Der Eingang zur Ausstellung führt durch die für den Publikumsverkehr geöffnete Sakristei auf der Nordseite der Stadtpfarrkirche, deren Großbaustelle sowohl von außen als auch von innen auf entschieden heller spielende Farben der nahen und mittleren Zukunft schließen lässt. Selbst im ruhigen Sprechen von Jochen Schmidt vor neuer Kulisse des Innenraumes trat eine Qualität der Schwingung auf, die bisherige Hörgewohnheiten positiv überrascht. Jürg Leutert, Musikwart der Evangelischen Kirche A.B. in Rumänien, stellte die geweiteten Klangmöglichkeiten schön an Cembalo und Violine unter Beweis. Beatrice Ungar, Chefredakteurin der „Hermannstädter Zeitung“, hat die ausgestellten Gedichte Rose Ausländers originalgetreu in die rumänische Sprache übertragen.

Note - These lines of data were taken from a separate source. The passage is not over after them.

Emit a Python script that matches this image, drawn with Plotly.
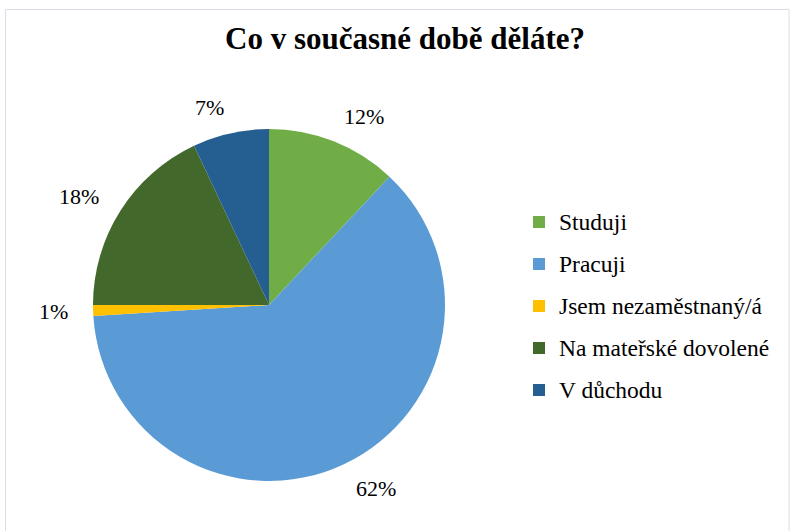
import math
import plotly.graph_objects as go

categories = ["Studuji", "Pracuji", "Jsem nezaměstnaný/á", "Na mateřské dovolené", "V důchodu"]
values = [12, 62, 1, 18, 7]
colors = ["#70AD47", "#5B9BD5", "#FFC000", "#43682B", "#255E91"]

W, H = 790, 531
FONT = "Liberation Serif"

# pie domain in paper fractions (margins are zero)
dom_x = [93 / W, 445 / W]
dom_y = [1 - 481 / H, 1 - 129 / H]

legend_labels = [
    f'<span style="font-size:23.5px;baseline-shift:4px">{c}</span>' for c in categories
]

fig = go.Figure()
fig.add_trace(go.Pie(
    labels=legend_labels,
    values=values,
    sort=False,
    direction="clockwise",
    rotation=0,
    marker=dict(colors=colors, line=dict(width=0)),
    textinfo="none",
    hoverinfo="label+percent",
    domain=dict(x=dom_x, y=dom_y),
))

# percentage labels placed outside each slice, derived from the data
cx = (dom_x[0] + dom_x[1]) / 2 * W
cy = (1 - (dom_y[0] + dom_y[1]) / 2) * H
R = (dom_x[1] - dom_x[0]) * W / 2
total = sum(values)
annotations = []
cum = 0
for v in values:
    mid = (cum + v / 2) / total * 2 * math.pi
    cum += v
    s, c = math.sin(mid), math.cos(mid)
    px = cx + 1.13 * R * s
    py = cy - 1.15 * R * c
    annotations.append(dict(
        x=px / W, y=1 - py / H, xref="paper", yref="paper",
        text=f"{round(v / total * 100)}%", showarrow=False,
        xanchor="left" if s > 0.05 else ("right" if s < -0.05 else "center"),
        yanchor="middle",
        font=dict(family=FONT, size=22, color="#000000"),
    ))

fig.update_layout(
    width=W, height=H,
    margin=dict(l=0, r=0, t=0, b=0),
    paper_bgcolor="#FFFFFF",
    plot_bgcolor="#FFFFFF",
    title=dict(
        text="<b>Co v současné době děláte?</b>",
        x=405 / W, xanchor="center", xref="paper",
        y=1 - 38 / H, yanchor="middle", yref="paper",
        font=dict(family=FONT, size=31, color="#000000"),
    ),
    showlegend=True,
    legend=dict(
        x=519 / W, xanchor="left",
        y=1 - 306 / H, yanchor="middle",
        font=dict(family=FONT, size=30, color="#000000"),
        bgcolor="rgba(0,0,0,0)",
    ),
    annotations=annotations,
    shapes=[dict(
        type="rect", xref="paper", yref="paper",
        x0=5.5 / W, x1=789 / W, y0=-0.05, y1=1 - 9.5 / H,
        line=dict(color="#D9DEE6", width=1), fillcolor="rgba(0,0,0,0)",
        layer="below",
    )],
)

fig.write_html(
    "out.html",
    config={"displayModeBar": False},
    post_script="document.body.style.margin='0';document.body.style.overflow='hidden';",
)
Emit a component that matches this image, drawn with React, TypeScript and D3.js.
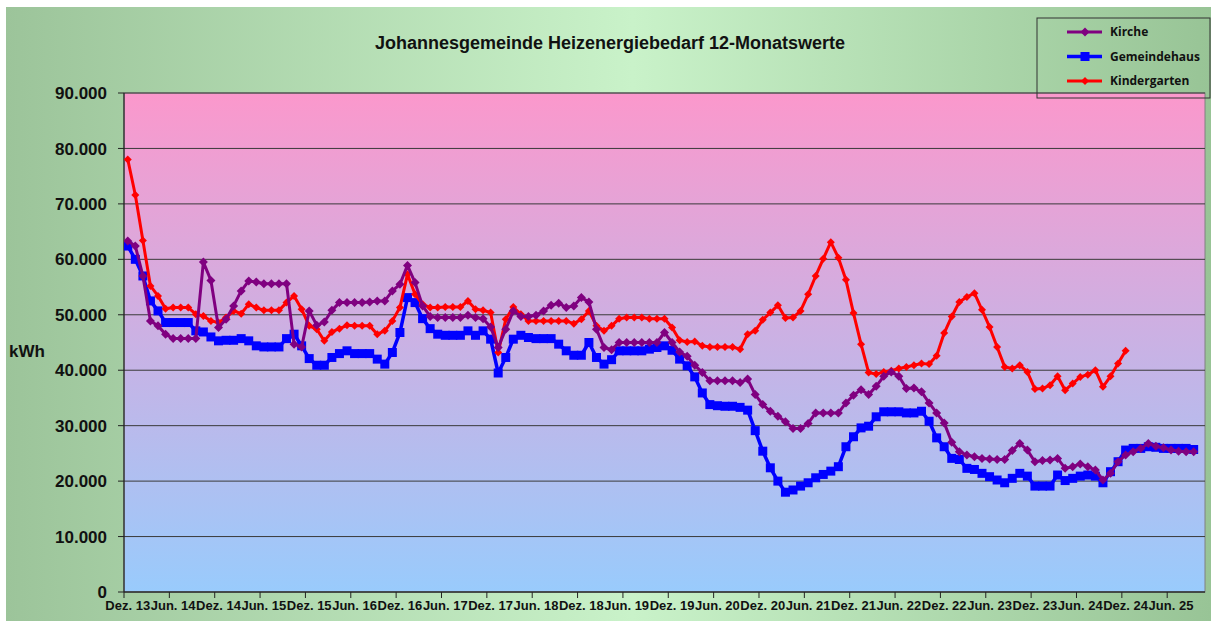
import * as d3 from "d3";

const WIDTH = 1213;
const HEIGHT = 623;
const PLOT = { left: 124, right: 1205, top: 93, bottom: 592 };

// category slots on the x axis: monthly, Dez. 13 onwards
const MONTH_COUNT = 143;
const LABEL_STEP = 6;
const X_LABELS = [
  "Dez. 13", "Jun. 14", "Dez. 14", "Jun. 15", "Dez. 15", "Jun. 16",
  "Dez. 16", "Jun. 17", "Dez. 17", "Jun. 18", "Dez. 18", "Jun. 19",
  "Dez. 19", "Jun. 20", "Dez. 20", "Jun. 21", "Dez. 21", "Jun. 22",
  "Dez. 22", "Jun. 23", "Dez. 23", "Jun. 24", "Dez. 24", "Jun. 25",
];
const Y_MAX = 90000;

// 12-month rolling values in kWh
const KIRCHE = [
  63300, 62400, 57000, 48900, 48000, 46500, 45700, 45700, 45700, 45700,
  59500, 56200, 47700, 49200, 51600, 54300, 56100, 55900, 55600, 55600,
  55600, 55600, 44700, 44200, 50700, 48100, 48700, 50800, 52200, 52200,
  52200, 52200, 52300, 52500, 52500, 54300, 55500, 58900, 55800, 51600,
  49700, 49500, 49500, 49500, 49500, 49900, 49500, 49300, 47800, 44100,
  47400, 50700, 49700, 49700, 49900, 50700, 51700, 52100, 51300, 51600,
  53100, 52300, 47400, 44100, 43700, 45000, 45000, 45000, 45000, 45000,
  45000, 46800, 45000, 43300, 42500, 40900, 39600, 38100, 38100, 38100,
  38100, 37800, 38400, 35600, 33800, 32600, 31700, 30700, 29500, 29500,
  30400, 32300, 32300, 32300, 32300, 34100, 35500, 36500, 35600, 37100,
  38900, 39700, 38900, 36700, 36800, 36100, 34100, 32300, 30500, 27000,
  25300, 24700, 24400, 24100, 24000, 23900, 23900, 25500, 26800, 25600,
  23500, 23700, 23800, 24100, 22300, 22600, 23100, 22600, 22000, 20200,
  21400, 23500, 24700, 25300, 25900, 26800, 26300, 26000, 25600, 25400,
  25300, 25300,
];

const GEMEINDEHAUS = [
  62400, 60000, 57000, 52500, 50700, 48600, 48600, 48600, 48600, 47100,
  46900, 46000, 45300, 45400, 45400, 45700, 45300, 44400, 44200, 44200,
  44200, 45700, 46500, 44400, 42100, 40900, 40900, 42300, 43000, 43500,
  43000, 43000, 43000, 42000, 41100, 43200, 46800, 53100, 52200, 49300,
  47500, 46500, 46300, 46300, 46300, 47100, 46300, 47100, 45600, 39500,
  42300, 45600, 46300, 45900, 45700, 45700, 45700, 44700, 43500, 42700,
  42700, 45000, 42300, 41100, 41900, 43500, 43500, 43500, 43500, 43800,
  44100, 44400, 43600, 42000, 40800, 38800, 35900, 33800, 33600, 33500,
  33500, 33300, 32800, 29100, 25400, 22400, 20000, 18000, 18400, 19100,
  19700, 20600, 21200, 21800, 22600, 26200, 28000, 29600, 29900, 31600,
  32500, 32500, 32500, 32300, 32300, 32600, 30800, 27800, 26200, 24100,
  23900, 22300, 22100, 21400, 20800, 20200, 19700, 20500, 21400, 20900,
  19100, 19100, 19100, 21100, 20100, 20500, 20900, 21100, 20900, 19700,
  21700, 23500, 25600, 25900, 25900, 26200, 26100, 25900, 25900, 25900,
  25900, 25700,
];

const KINDERGARTEN = [
  78000, 71600, 63400, 55200, 53400, 51100, 51300, 51300, 51300, 50100,
  49800, 48900, 48600, 49500, 50700, 50200, 51900, 51300, 50800, 50800,
  50800, 52200, 53400, 51000, 48000, 47400, 45300, 46900, 47500, 48100,
  48000, 48000, 48000, 46500, 47100, 48900, 51300, 57300, 53700, 51900,
  51300, 51300, 51400, 51400, 51400, 52500, 51000, 50800, 50400, 43200,
  49200, 51400, 50100, 48900, 48900, 48900, 48900, 48900, 48900, 48400,
  49200, 50700, 48000, 47100, 48000, 49300, 49500, 49500, 49500, 49300,
  49300, 49300, 47700, 45400, 45100, 45200, 44400, 44200, 44200, 44200,
  44200, 43800, 46500, 47100, 49100, 50400, 51700, 49400, 49500, 50700,
  53700, 57000, 60100, 63100, 60300, 56300, 50300, 44700, 39600, 39300,
  39700, 39900, 40300, 40600, 40900, 41200, 41100, 42600, 46700, 49700,
  52300, 53200, 53900, 50900, 47800, 44200, 40600, 40300, 40900, 39700,
  36600, 36700, 37300, 38900, 36400, 37600, 38800, 39200, 40000, 37000,
  38900, 41200, 43500,
];

// drawing order: blue first, purple on top
const SERIES = [
  { name: "Gemeindehaus", values: GEMEINDEHAUS, color: "#0000ff", marker: "square", r: 4.5, width: 3.5 },
  { name: "Kindergarten", values: KINDERGARTEN, color: "#ff0000", marker: "diamond", r: 4, width: 3 },
  { name: "Kirche", values: KIRCHE, color: "#800080", marker: "diamond", r: 4.5, width: 3 },
];
const LEGEND_ORDER = ["Kirche", "Gemeindehaus", "Kindergarten"];

const FONT = "'Liberation Sans', Arial, sans-serif";

const de = d3.formatLocale({ decimal: ",", thousands: ".", grouping: [3], currency: ["", " €"] });
const fmt = de.format(",");

const markerPath = (type: string, r: number) =>
  type === "square"
    ? `M${-r},${-r}H${r}V${r}H${-r}Z`
    : `M0,${-r}L${r},0L0,${r}L${-r},0Z`;

const App = () => {
  const xScale = d3
    .scaleBand<number>()
    .domain(d3.range(MONTH_COUNT))
    .range([PLOT.left, PLOT.right])
    .padding(0);
  const cx = (i: number) => (xScale(i) || 0) + xScale.bandwidth() / 2;

  const yScale = d3.scaleLinear().domain([0, Y_MAX]).range([PLOT.bottom, PLOT.top]);
  const yTicks = yScale.ticks(9);

  const lineBuilder = d3
    .line<number>()
    .x((_, i) => cx(i))
    .y((d) => yScale(d));

  const plotW = PLOT.right - PLOT.left;
  const plotH = PLOT.bottom - PLOT.top;

  return (
    <svg
      width={WIDTH}
      height={HEIGHT}
      style={{ position: "absolute", left: 0, top: 0, background: "#fff" }}
    >
      <defs>
        <linearGradient id="bgGrad" x1="0%" y1="0%" x2="100%" y2="0%">
          <stop offset="0%" stopColor="#9cc49a" />
          <stop offset="52%" stopColor="#c9f2c9" />
          <stop offset="100%" stopColor="#98c496" />
        </linearGradient>
        <linearGradient id="plotGrad" x1="0%" y1="0%" x2="0%" y2="100%">
          <stop offset="0%" stopColor="#fb98cc" />
          <stop offset="100%" stopColor="#99cbfc" />
        </linearGradient>
        <clipPath id="plotClip">
          <rect x={PLOT.left} y={PLOT.top - 10} width={plotW} height={plotH + 20} />
        </clipPath>
      </defs>

      <rect x={6} y={7} width={1205} height={614} fill="url(#bgGrad)" />

      {/* plot area */}
      <rect x={PLOT.left} y={PLOT.top} width={plotW} height={plotH} fill="url(#plotGrad)" stroke="#808080" strokeWidth={1} />

      {/* gridlines */}
      {yTicks.map((t) => (
        <line key={t} x1={PLOT.left} x2={PLOT.right} y1={yScale(t)} y2={yScale(t)} stroke="#3a3a3a" strokeWidth={1} />
      ))}

      {/* y axis */}
      <line x1={PLOT.left} x2={PLOT.left} y1={PLOT.top} y2={PLOT.bottom} stroke="#222" strokeWidth={1.2} />
      {yTicks.map((t) => (
        <g key={t}>
          <line x1={PLOT.left - 6} x2={PLOT.left} y1={yScale(t)} y2={yScale(t)} stroke="#222" />
          <text
            x={107}
            y={yScale(t)}
            dy="0.36em"
            textAnchor="end"
            fontFamily={FONT}
            fontWeight="bold"
            fontSize={17}
            fill="#111"
          >
            {fmt(t)}
          </text>
        </g>
      ))}
      <text x={9} y={357} fontFamily={FONT} fontWeight="bold" fontSize={17} fill="#111">
        kWh
      </text>

      {/* x axis */}
      <line x1={PLOT.left} x2={PLOT.right} y1={PLOT.bottom} y2={PLOT.bottom} stroke="#222" strokeWidth={1.2} />
      {X_LABELS.map((lab, k) => {
        const i = k * LABEL_STEP;
        const tx = xScale(i) || 0;
        return (
          <g key={lab}>
            <line x1={tx} x2={tx} y1={PLOT.bottom} y2={PLOT.bottom + 6} stroke="#222" />
            <text
              x={cx(i)}
              y={610}
              textAnchor="middle"
              fontFamily={FONT}
              fontWeight="bold"
              fontSize={13}
              fill="#111"
            >
              {lab}
            </text>
          </g>
        );
      })}

      {/* series */}
      <g clipPath="url(#plotClip)">
        {SERIES.map((s) => (
          <g key={s.name}>
            <path d={lineBuilder(s.values) || ""} fill="none" stroke={s.color} strokeWidth={s.width} strokeLinejoin="round" />
            {s.values.map((v, i) => (
              <path key={i} d={markerPath(s.marker, s.r)} transform={`translate(${cx(i)},${yScale(v)})`} fill={s.color} />
            ))}
          </g>
        ))}
      </g>

      {/* title */}
      <text x={610} y={49} textAnchor="middle" fontFamily={FONT} fontWeight="bold" fontSize={18} fill="#111">
        Johannesgemeinde Heizenergiebedarf 12-Monatswerte
      </text>

      {/* legend */}
      <rect x={1037} y={18} width={173} height={80} fill="none" stroke="#333" strokeWidth={1} />
      {LEGEND_ORDER.map((name, k) => {
        const s = SERIES.find((d) => d.name === name)!;
        const ly = 32 + k * 24.5;
        return (
          <g key={name}>
            <line x1={1067} x2={1102} y1={ly} y2={ly} stroke={s.color} strokeWidth={s.width} />
            <path d={markerPath(s.marker, s.r)} transform={`translate(1085,${ly})`} fill={s.color} />
            <text x={1110} y={ly} dy="0.35em" fontFamily="'Open Sans', sans-serif" fontWeight="bold" fontSize={12} fill="#111">
              {name}
            </text>
          </g>
        );
      })}
    </svg>
  );
};

export default App;
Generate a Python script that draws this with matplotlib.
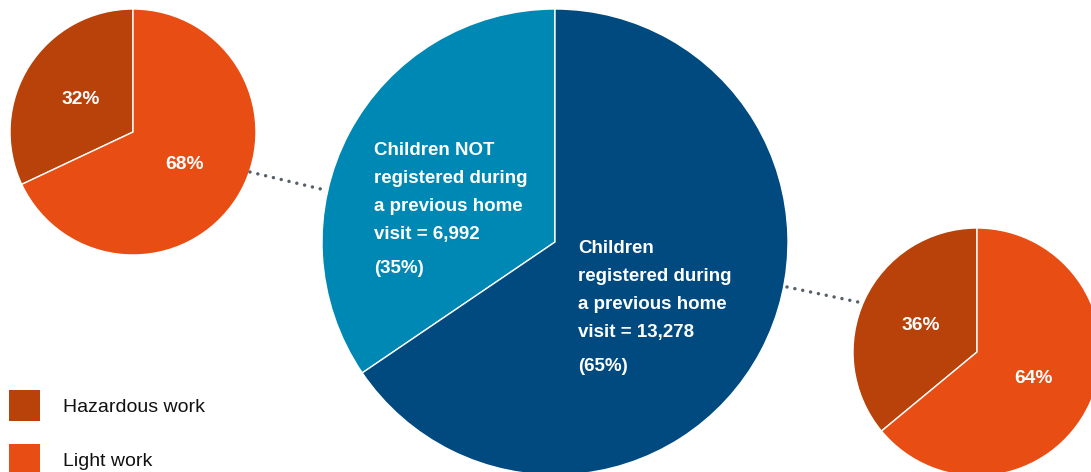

Dem Gast aus Berlin zufolge wäre die Idee der Ausstellung der Friedensbibliothek und des Antikriegsmuseums über Rose Ausländer ohne die Mithilfe von Experte und Verleger Helmut Braun, der die aus Czernowitz stammende Lyrikerin persönlich kannte, nicht möglich gewesen. Rose Ausländer wurde 1901 geboren. Vor der 1923 in New York erfolgten Heirat mit Ignaz Ausländer, von dem sie sich 1930 scheiden ließ, trug sie den Namen Rosalie Beatrice Scherzer. Oft reiste Rose Ausländer von Europa in die USA, um der heraufziehenden Wolke von Feindlichkeit über dem alten Kontinent für eine Weile zu entfliehen. Der Beginn des Zweiten Weltkrieges überraschte sie an ihrem Geburtsort während eines Pflegebesuches bei ihrer kranken Mutter. Rose Ausländer überlebte Krieg und Ghetto, entging als Versteckte der Deportation und Zwangsarbeit und verbrachte ihr Leben, das sie 30 Jahre lang unter normalen Wohnverhältnissen hatte führen können, fortan als Kofferreisende.
Jochen Schmidts biografische Ausführungen über Rose Ausländer endeten mit der Frage eines Reporters an die hochbetagte Lyrikerin: „Was erwarten Sie noch vom Leben?“ - „Nichts. Und ich bin trotzdem zufrieden!“, so die Antwort der Dame von Welt aus der untergegangenen Kulturmetropole der Bukowina. Ihr Nachlass wird im Heinrich-Heine-Institut Düsseldorf aufbewahrt. Dr. Hermann Pitters, emeritierter Professor für Kirchengeschichte am Protestantisch-Theologischen Institut Hermannstadt, führt in seiner Privatbibliothek Rose Ausländers sämtliche Gedichte. Die Ausstellung „Dennoch Rosen“ der Friedensbibliothek und des Antikriegsmuseums Berlin in der evangelischen Stadtpfarrkirche Hermannstadt dauert bis Mitte September an. Fallen die Besucherzahlen hoch aus, wird die Schließung der Ausstellung aufgeschoben. Rose Ausländer starb 1988, doch ihre Worte entbinden täglich neue Keime des Friedens, die von Augenpaaren gewässert sein wollen.